It’s common for businesses of all sizes to experience fluctuations in cash flow from time to time. Small businesses, in particular, may experience variations in market demand that necessitate a loan. These can include cash loans in the form of overdrafts, lines of credit, and other types of debt. There are a range of commercial loans available to business borrowers.
Credits cards should ideally be used only to fund short term needs or as a convenient payment method for businesses. Credit cards tend to have higher interest rates and are interest-free only until the next billing cycle. Businesses seeking short term cash finance should use an overdraft or a line of credit.
Leases and Hire Purchases
These are several of the most common types of commercial financing for cars, equipment, plant, and technology. Leases and hire purchases use the leased or hire purchased asset to secure the loan and so are very easy to obtain. The business makes regular payments, over months or years, often until they obtain full ownership over the product (hire purchases). In case of leases, the business usually has the option of purchasing the vehicle or equipment at the end of the agreed lease term, for a sum set by the lease company. There are different tax implications for items bought under a lease and hire purchase agreement that businesses should stay aware of.

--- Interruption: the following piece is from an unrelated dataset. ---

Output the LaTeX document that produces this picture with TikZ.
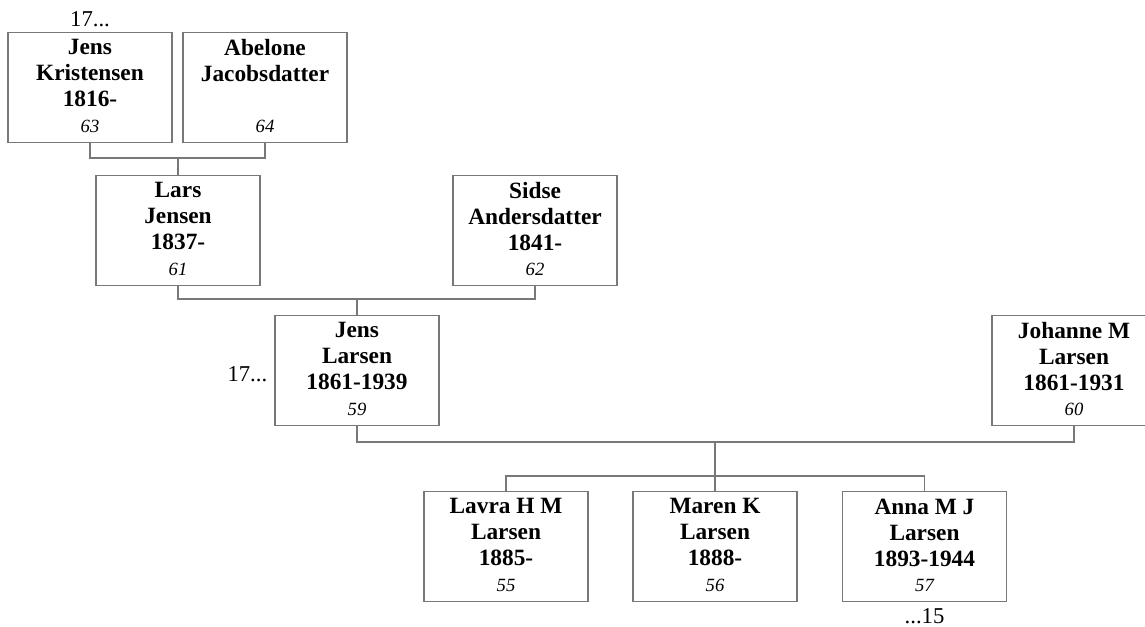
\documentclass[tikz,border=0pt]{standalone}
\usepackage{fontspec}
\setmainfont{Liberation Serif}
\definecolor{linegray}{RGB}{120,120,120}
\tikzset{ %line width = 0.5pt,
  person/.style = {rectangle, draw=linegray, line width=0.8pt,
                   minimum width=123pt, minimum height=82.5pt, inner sep=0},
  fullname/.style = {anchor=north, align=center, inner sep=0, yshift=-5.6pt,
                     font=\bfseries\fontsize{17.5}{19.5}\selectfont},
  refno/.style = {anchor=base, inner sep=0, yshift=8.25pt,
                  font=\itshape\fontsize{14}{16}\selectfont},
  more/.style = {inner sep=0, font=\fontsize{17}{19}\selectfont},
  link/.style = {draw=linegray, line width=0.8pt},
}

\begin{document}
\begin{tikzpicture}[x=0.75pt, y=-0.75pt]
\useasboundingbox (0,0) rectangle (1145,626);
\clip (0,0) rectangle (1145,626);
% grandparents
\node[person, label={[fullname]north:Jens\\Kristensen\\1816-},
      label={[refno]south:63}] (jk) at (90,87.5) {};
\node[person, label={[fullname]north:Abelone\\Jacobsdatter},
      label={[refno]south:64}] (ab) at (265,87.5) {};
% parents
\node[person, label={[fullname]north:Lars\\Jensen\\1837-},
      label={[refno]south:61}] (lars) at (178,230.5) {};
\node[person, label={[fullname]north:Sidse\\Andersdatter\\1841-},
      label={[refno]south:62}] (sidse) at (535,230.5) {};
% couple
\node[person, label={[fullname]north:Jens\\Larsen\\1861-1939},
      label={[refno]south:59}] (jens) at (357,370.5) {};
\node[person, label={[fullname]north:Johanne M\\Larsen\\1861-1931},
      label={[refno]south:60}] (johanne) at (1074,370.5) {};
% children
\node[person, label={[fullname]north:Lavra H M\\Larsen\\1885-},
      label={[refno]south:55}] (lavra) at (506,546.5) {};
\node[person, label={[fullname]north:Maren K\\Larsen\\1888-},
      label={[refno]south:56}] (maren) at (715,546.5) {};
\node[person, label={[fullname]north:Anna M J\\Larsen\\1893-1944},
      label={[refno]south:57}] (anna) at (924.5,546.5) {};

\node[more, anchor=base, yshift=3.75pt] (jkmore) at (jk.north) {17...};
\node[more, anchor=base east, xshift=-5.25pt, yshift=-8.6pt] (jensmore) at (jens.west) {17...};
\node[more, anchor=base, yshift=-15.75pt] (annamore) at (anna.south) {...15};

\coordinate (u1) at (178,158);
\coordinate (u2) at (357,299);
\coordinate (u3) at (715,442);
\coordinate (u4) at (715,476);
\path[link] (jk.south) |- (u1) -| (ab.south)
            (u1) -- (lars.north)
            (lars.south) |- (u2) -| (sidse.south)
            (u2) -- (jens.north)
            (jens.south) |- (u3) -| (johanne.south)
            (u3) -- (u4)
            (lavra.north) |- (u4) -| (anna.north)
            (u4) -- (maren.north);
\end{tikzpicture}
\end{document}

Overdraft facilities are very common for businesses. They are attached to business accounts and come with a limit, known as an “overdraft limit.” Lending banks and institutions may conduct a credit assessment and ask for some form of security. An overdraft facility is one of the fast loans, an easy option that can be accessed, once the overdraft is approved, without further authorisation and used much like a debit account as long as the limit isn’t exceeded.
Line of Credit
Lines of credits are secured by a mortgage over a property, which can be your office or place of business. Lines of credit tend to have more attractive (lower) interest rates than overdrafts as they are always secured, while offering the same level of flexibility. However, unlike an overdraft, repayments that cover interest payments and associated fees must be made periodically.
Fully Drawn Advance
Fully drawn advances provide upfront financing, usually larger amounts. These advances are often used for funding longer term outlays such as capital expenditure (equipment) and investments, and are not designed for short term needs. They come with scheduled repayments for both interest and principal, and are secured with a mortgage over a property or commercial asset.
An example of a fully drawn advantage is a business home loan, where business owners can certify their own income and borrow against the value of their personal home. Borrowers can borrow in their own name, the company name, or under some other legal structure. Borrowers can borrow as much as 80 per cent of the value of their home.
It is also common for some businesses to obtain finance by securing a loan on the total amount owing to the business by customers as identified by their accounts receivable ledger. Usually the loan amount can be up to 80 per cent of the total amount owing. This is a short term financing option that allows businesses to receive needed funds well before customers make payment and assists with smoothing out the invoice cycle. It’s highly flexible and tied to the amount of business or sales made by the business.